* _Given request_
Print the listing from its top line through the line containing "['#8dadd6', '#abdcab', '#8f8fe0', '#c98fc9'];", nothing more, and leave out the pictures.

* _Records for the task_
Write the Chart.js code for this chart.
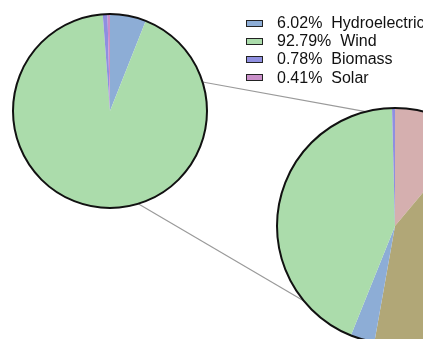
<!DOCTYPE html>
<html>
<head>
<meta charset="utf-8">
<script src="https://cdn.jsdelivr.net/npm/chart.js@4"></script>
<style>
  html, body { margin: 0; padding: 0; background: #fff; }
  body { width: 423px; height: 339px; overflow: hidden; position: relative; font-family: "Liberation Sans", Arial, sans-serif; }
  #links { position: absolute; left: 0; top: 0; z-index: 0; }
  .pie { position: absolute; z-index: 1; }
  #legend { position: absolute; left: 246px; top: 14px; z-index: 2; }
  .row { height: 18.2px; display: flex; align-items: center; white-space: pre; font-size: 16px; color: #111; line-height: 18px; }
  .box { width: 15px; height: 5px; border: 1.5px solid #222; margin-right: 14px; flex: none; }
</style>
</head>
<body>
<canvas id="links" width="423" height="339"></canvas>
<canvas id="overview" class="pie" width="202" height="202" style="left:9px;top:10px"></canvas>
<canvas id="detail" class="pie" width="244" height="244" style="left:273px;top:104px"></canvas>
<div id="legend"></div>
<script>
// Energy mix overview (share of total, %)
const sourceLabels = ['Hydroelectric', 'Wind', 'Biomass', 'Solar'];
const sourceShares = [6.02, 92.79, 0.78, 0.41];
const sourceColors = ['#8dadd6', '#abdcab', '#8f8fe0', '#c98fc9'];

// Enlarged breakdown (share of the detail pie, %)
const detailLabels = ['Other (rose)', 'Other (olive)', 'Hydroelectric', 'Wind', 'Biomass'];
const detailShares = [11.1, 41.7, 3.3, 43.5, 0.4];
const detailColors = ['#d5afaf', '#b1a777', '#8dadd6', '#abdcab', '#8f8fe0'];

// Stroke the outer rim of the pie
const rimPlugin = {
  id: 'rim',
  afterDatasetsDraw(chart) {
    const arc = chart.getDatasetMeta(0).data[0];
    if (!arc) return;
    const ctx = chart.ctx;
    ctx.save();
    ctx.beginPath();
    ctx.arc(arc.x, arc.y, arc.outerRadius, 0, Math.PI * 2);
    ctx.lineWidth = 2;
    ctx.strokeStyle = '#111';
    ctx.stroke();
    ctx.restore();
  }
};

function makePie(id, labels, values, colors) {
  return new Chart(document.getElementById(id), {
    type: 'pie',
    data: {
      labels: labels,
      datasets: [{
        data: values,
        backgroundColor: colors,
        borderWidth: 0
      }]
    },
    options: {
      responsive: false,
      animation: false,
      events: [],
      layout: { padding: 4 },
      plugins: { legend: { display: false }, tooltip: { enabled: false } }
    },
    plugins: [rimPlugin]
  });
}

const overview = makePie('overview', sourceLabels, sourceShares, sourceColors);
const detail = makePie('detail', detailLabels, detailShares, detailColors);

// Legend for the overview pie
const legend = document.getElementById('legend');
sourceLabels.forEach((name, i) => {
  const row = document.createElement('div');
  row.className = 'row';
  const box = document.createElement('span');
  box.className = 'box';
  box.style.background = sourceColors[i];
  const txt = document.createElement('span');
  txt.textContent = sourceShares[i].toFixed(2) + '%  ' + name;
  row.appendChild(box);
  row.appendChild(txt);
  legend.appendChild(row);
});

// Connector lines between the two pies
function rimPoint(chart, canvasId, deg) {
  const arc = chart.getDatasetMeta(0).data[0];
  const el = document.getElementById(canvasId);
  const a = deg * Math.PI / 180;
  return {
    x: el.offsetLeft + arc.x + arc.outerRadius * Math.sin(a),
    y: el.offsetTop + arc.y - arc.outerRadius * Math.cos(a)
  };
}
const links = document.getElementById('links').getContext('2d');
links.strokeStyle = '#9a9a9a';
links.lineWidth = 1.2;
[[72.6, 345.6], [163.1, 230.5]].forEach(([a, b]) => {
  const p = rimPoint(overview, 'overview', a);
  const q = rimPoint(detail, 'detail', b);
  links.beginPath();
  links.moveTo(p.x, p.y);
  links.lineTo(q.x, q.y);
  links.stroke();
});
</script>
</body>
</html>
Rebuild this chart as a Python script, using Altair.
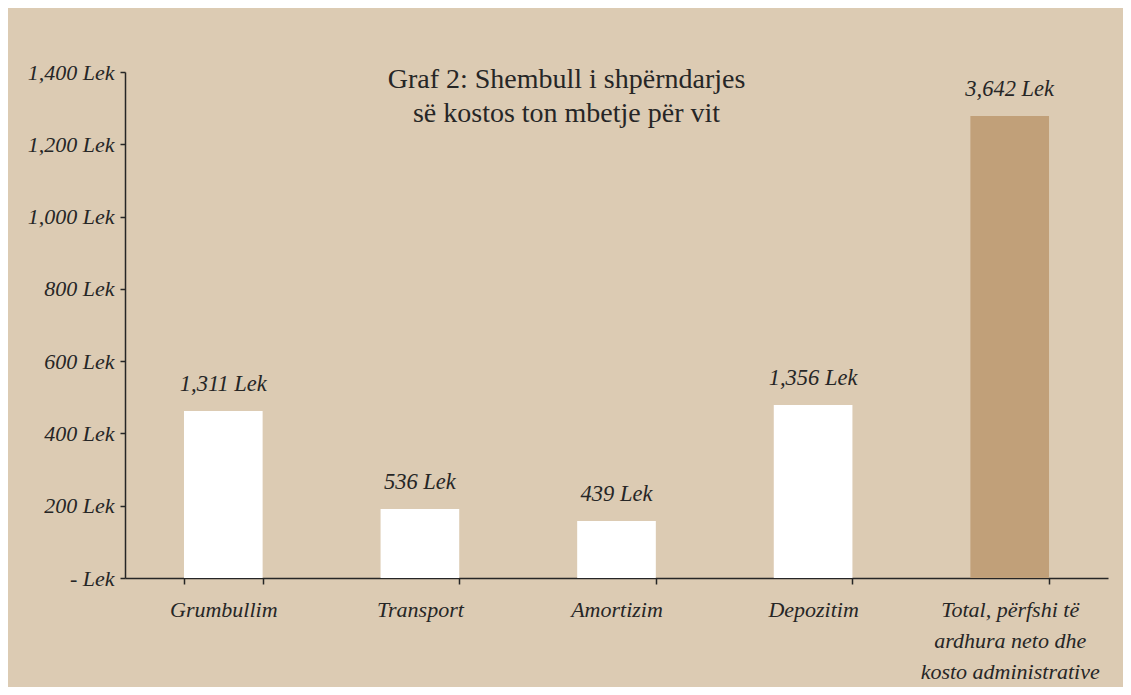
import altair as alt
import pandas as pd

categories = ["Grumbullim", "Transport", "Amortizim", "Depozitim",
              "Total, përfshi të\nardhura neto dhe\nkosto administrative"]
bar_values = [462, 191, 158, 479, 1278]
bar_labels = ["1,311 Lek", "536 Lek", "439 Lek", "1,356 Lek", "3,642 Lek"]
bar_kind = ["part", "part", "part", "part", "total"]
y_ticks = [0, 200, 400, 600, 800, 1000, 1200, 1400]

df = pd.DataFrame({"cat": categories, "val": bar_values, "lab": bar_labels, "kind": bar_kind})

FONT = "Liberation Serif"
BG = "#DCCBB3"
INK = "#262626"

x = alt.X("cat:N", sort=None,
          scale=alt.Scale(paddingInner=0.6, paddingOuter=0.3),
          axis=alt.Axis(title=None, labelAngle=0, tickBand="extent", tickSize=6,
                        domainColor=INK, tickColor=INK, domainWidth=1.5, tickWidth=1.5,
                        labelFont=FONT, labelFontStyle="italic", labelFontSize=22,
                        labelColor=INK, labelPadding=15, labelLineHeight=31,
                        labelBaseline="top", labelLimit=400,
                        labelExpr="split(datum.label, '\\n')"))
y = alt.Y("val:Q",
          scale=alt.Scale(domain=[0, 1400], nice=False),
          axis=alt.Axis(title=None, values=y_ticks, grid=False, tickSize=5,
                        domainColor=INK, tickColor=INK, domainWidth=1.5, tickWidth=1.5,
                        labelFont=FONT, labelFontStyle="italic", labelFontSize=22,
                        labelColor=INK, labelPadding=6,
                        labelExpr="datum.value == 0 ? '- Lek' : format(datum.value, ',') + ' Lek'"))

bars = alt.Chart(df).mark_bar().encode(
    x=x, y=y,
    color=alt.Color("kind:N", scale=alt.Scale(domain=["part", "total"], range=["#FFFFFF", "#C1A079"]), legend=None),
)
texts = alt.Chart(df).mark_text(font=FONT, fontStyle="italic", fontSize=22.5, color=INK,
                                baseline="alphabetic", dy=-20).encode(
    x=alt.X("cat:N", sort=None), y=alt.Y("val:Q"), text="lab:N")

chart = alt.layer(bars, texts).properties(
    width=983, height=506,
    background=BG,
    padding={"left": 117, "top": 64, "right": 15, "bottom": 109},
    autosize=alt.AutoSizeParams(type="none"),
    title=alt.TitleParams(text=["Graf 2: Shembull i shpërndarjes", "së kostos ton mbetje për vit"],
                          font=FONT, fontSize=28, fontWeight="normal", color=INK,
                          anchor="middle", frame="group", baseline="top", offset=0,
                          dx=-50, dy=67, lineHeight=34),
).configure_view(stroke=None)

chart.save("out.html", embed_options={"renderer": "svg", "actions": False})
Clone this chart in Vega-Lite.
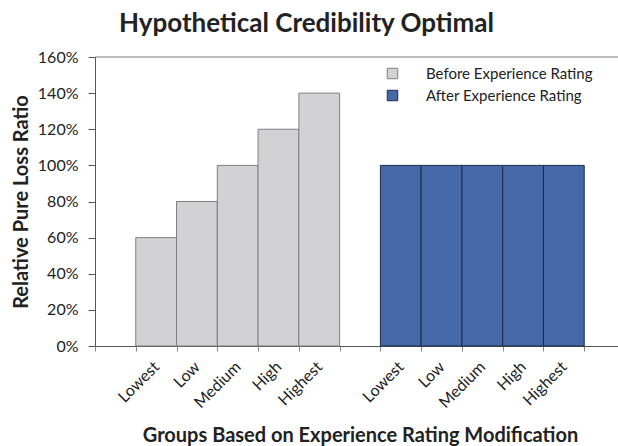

* _Answer to the exercise_
Write the Chart.js code for this chart.
<!DOCTYPE html>
<html>
<head>
<meta charset="utf-8">
<script src="https://cdn.jsdelivr.net/npm/chart.js@4"></script>
<style>
  html, body { margin: 0; padding: 0; background: #fff; }
  body { width: 423px; height: 339px; overflow: hidden; position: relative; font-family: "Liberation Sans", Arial, sans-serif; }
  #links { position: absolute; left: 0; top: 0; z-index: 0; }
  .pie { position: absolute; z-index: 1; }
  #legend { position: absolute; left: 246px; top: 14px; z-index: 2; }
  .row { height: 18.2px; display: flex; align-items: center; white-space: pre; font-size: 16px; color: #111; line-height: 18px; }
  .box { width: 15px; height: 5px; border: 1.5px solid #222; margin-right: 14px; flex: none; }
</style>
</head>
<body>
<canvas id="links" width="423" height="339"></canvas>
<canvas id="overview" class="pie" width="202" height="202" style="left:9px;top:10px"></canvas>
<canvas id="detail" class="pie" width="244" height="244" style="left:273px;top:104px"></canvas>
<div id="legend"></div>
<script>
// Energy mix overview (share of total, %)
const sourceLabels = ['Hydroelectric', 'Wind', 'Biomass', 'Solar'];
const sourceShares = [6.02, 92.79, 0.78, 0.41];
const sourceColors = ['#8dadd6', '#abdcab', '#8f8fe0', '#c98fc9'];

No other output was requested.